Income from operations decreased 4 percent to $338.1 million. Adjusted operating income, excluding the charge, increased 24 percent to $436.3 million. Adjusted operating margin increased 80 basis points to 19.8 percent.

Earnings slid 2.6 percent to $248.7 million, or $1.96, from $255.5 million, or $2.00, a year ago. On an adjusted basis excluding the Mirror charge, earnings were $320.8 million, or $2.53, climbing 25.6 percent a year ago and well above guidance in the range of $2.23 to $2.28.

Inventories at the end of the third quarter of 2023 decreased 4 percent, lower than guidance due predominantly to higher revenue, the provision taken against its remaining Lululemon Studio hardware inventory, the timing of certain receipts, and foreign exchange.

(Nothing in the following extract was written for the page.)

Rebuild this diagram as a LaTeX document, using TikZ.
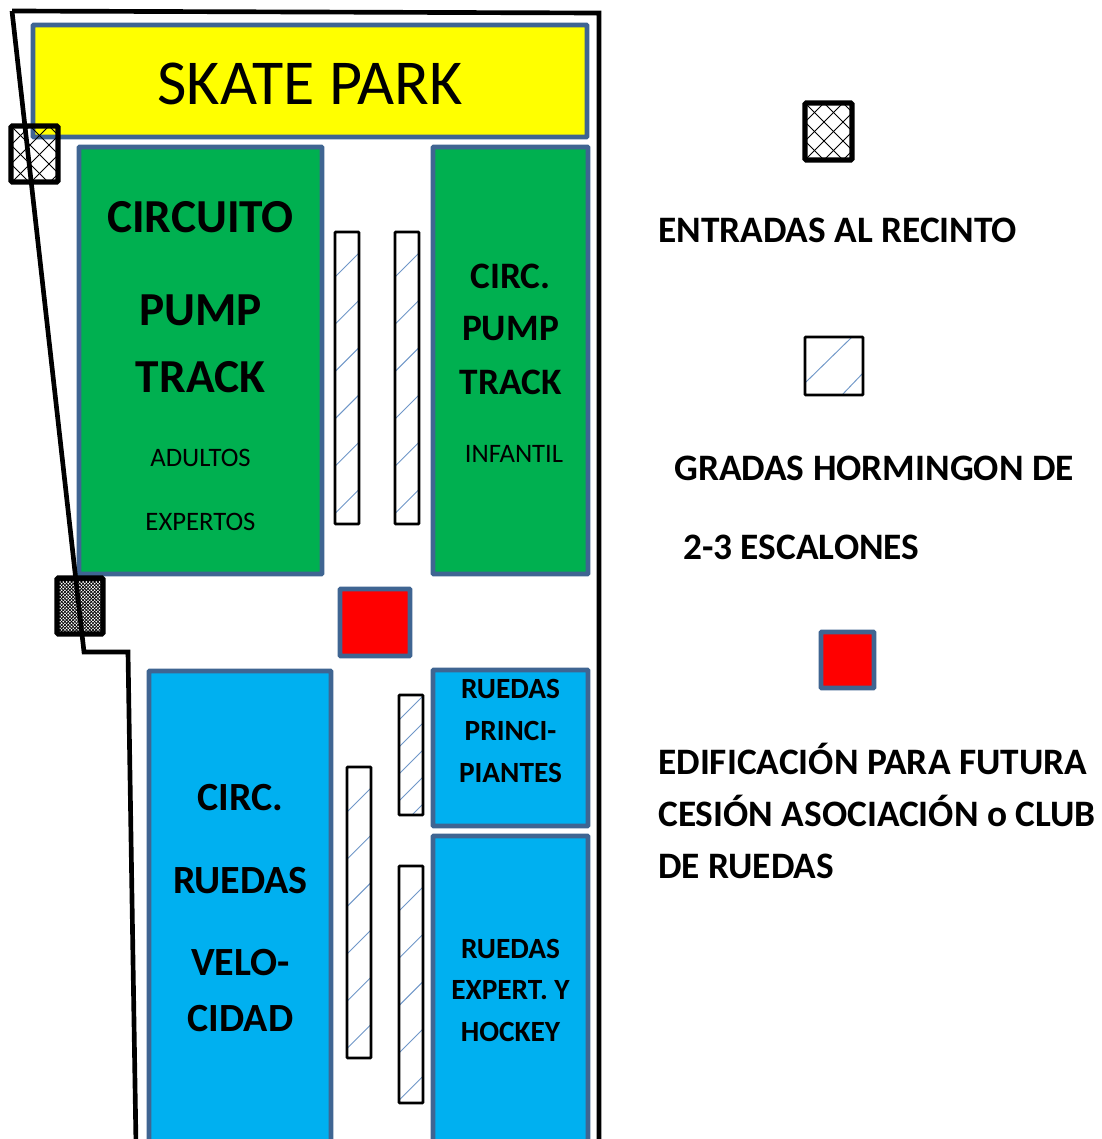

On a unit basis, inventory increased approximately 5 percent. Frank said, “We remain comfortable with both the quality and quantity of our inventory. At the end of Q4, we expect inventory on a dollar basis to be flat to down slightly versus last year, with units flat to up slightly.”

For the fourth quarter, revenue is expected between $3.14 billion and $3.17 billion, up 12.7 percent above year-ago levels but below analysts’ average estimate of $3.18 billion. Fourth-quarter profit was forecast between $4.85 and $4.93 per share, up 11.3 percent against year-ago levels but just below analysts’ expectations of $4.94.

For the full year, revenue is now expected in the range of $9.549 billion to $9.584 billion, representing growth of 18 percent and ahead of prior guidance in the range of $9.51 billion to $9.57 billion. EPS on an adjusted basis is projected in the range of $12.34 to $12.42, up from previous guidance in the range of $12.02 to $12.17.